At first sight Darwinism … does not seem to attribute any evolutionary effect to the adaptive behavioural innovations of the individual organism. This impression, however, is superficial. Every behavioural innovation by the individual organism changes the relation between that organism and its environment: it amounts to the adoption of or even to the creation by the organism of a new ecological niche. But a new ecological niche means a new set of selection pressures, selecting for the chosen niche. Thus the organism, by its actions and preferences, partly selects the selection pressures which will act upon it and its descendants. Thus it may actively influence the course which evolution will adopt. The adoption of a new way of acting … is like breaking a new evolutionary path.[vi]

[i] Gould, S.J., Wonderful Life, Penguin, Harmondsworth 1991, 233.

[ii] A similar example was given by H.W. Conn in 1900, quoted in Hardy, A., The Living Stream, Collins 1965, 179.

[iii] Reid, R.G.B., Evolutionary Theory: The Unfinished Synthesis, Croom Helm 1985, 244; Bateson, P., ‘The Active Role of Behaviour in Evolution’ in M.-W. Ho and S.W. Fox, Evolutionary Processes and Metaphors, 191–207, Wiley 1988, p6 of preprint. But John Maynard Smith (‘The Birth of Sociobiology’, in New Scientist 26 September 1985, 50) doubts that the behaviours themselves would become genetically fixed.

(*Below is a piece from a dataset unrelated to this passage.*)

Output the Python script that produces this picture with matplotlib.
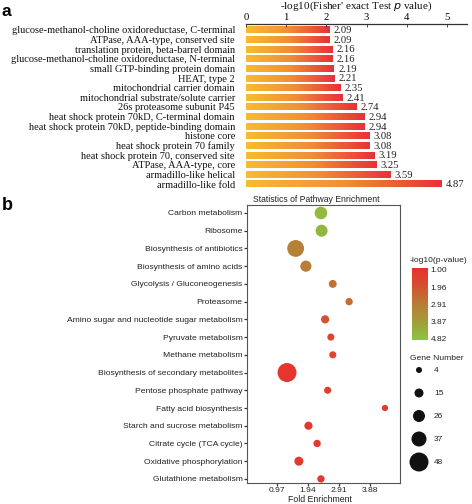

[iv] Behaviour-led selection is a specific form of the ‘organic selection’ independently proposed by C. Lloyd Morgan in Britain and J. Mark Baldwin and H.F. Osborne in America. The history and status of the idea of organic selection is reviewed by R G B Reid, Evolutionary Theory, (Croom Helm 1985, 239–247). It is also discussed by (among others) the following biologists: Julian Huxley (Evolution, the Modern Synthesis, Allen & Unwin 1942, 523), G. Simpson (‘The Baldwin Effect’, in Evolution, vol 7 (1953), 110–117), E. Mayr (Animal Species and Evolution, Harvard University Press 1963, 95, 106–7, 604–5), A. Hardy (The Living Stream, op cit, 154–5, 162–207. Hardy gives a number of other references to writing on organic selection in The Living Stream and Darwin and the Spirit of Man (Collins 1984)), C.H. Waddington (The Evolution of an Evolutionist, University Press, Edinburgh 1975, 89, 279–281), J. Piaget (Behaviour and Evolution, Routledge & Kegan Paul 1979 (1st edn 1976), xiv–xv, 15–45, 134–145), Patrick Bateson, (‘The Active Role of Behaviour in Evolution’, in M.-W. Ho and S.W. Fox, op cit, 191–207). The philosopher of science Karl Popper is an enthusiastic proponent of behaviour-led selection as the source of direction in evolution. (Objective Knowledge, Clarendon, Oxford 1972, Chapter 7, and Unended Quest, Collins 1976, 173–80.) Interestingly, standard university textbooks on biology or evolution rarely mention organic selection or the Baldwin Effect (as it is also known), and negligible experimental work has been done on its behavioural aspect.

[v] Waddington, ‘Evolutionary Systems, Animal and Human’, in Nature, vol 183, 1634–8. Waddington included the selection of niches by behaviour in his ‘exploitive system’ (‘Evolutionary Adaptation’, S. Tax (ed), The Evolution of Life (Chicago 1960)).

[vi] Popper, Unended Quest, op cit, 180 (Popper’s emphasis).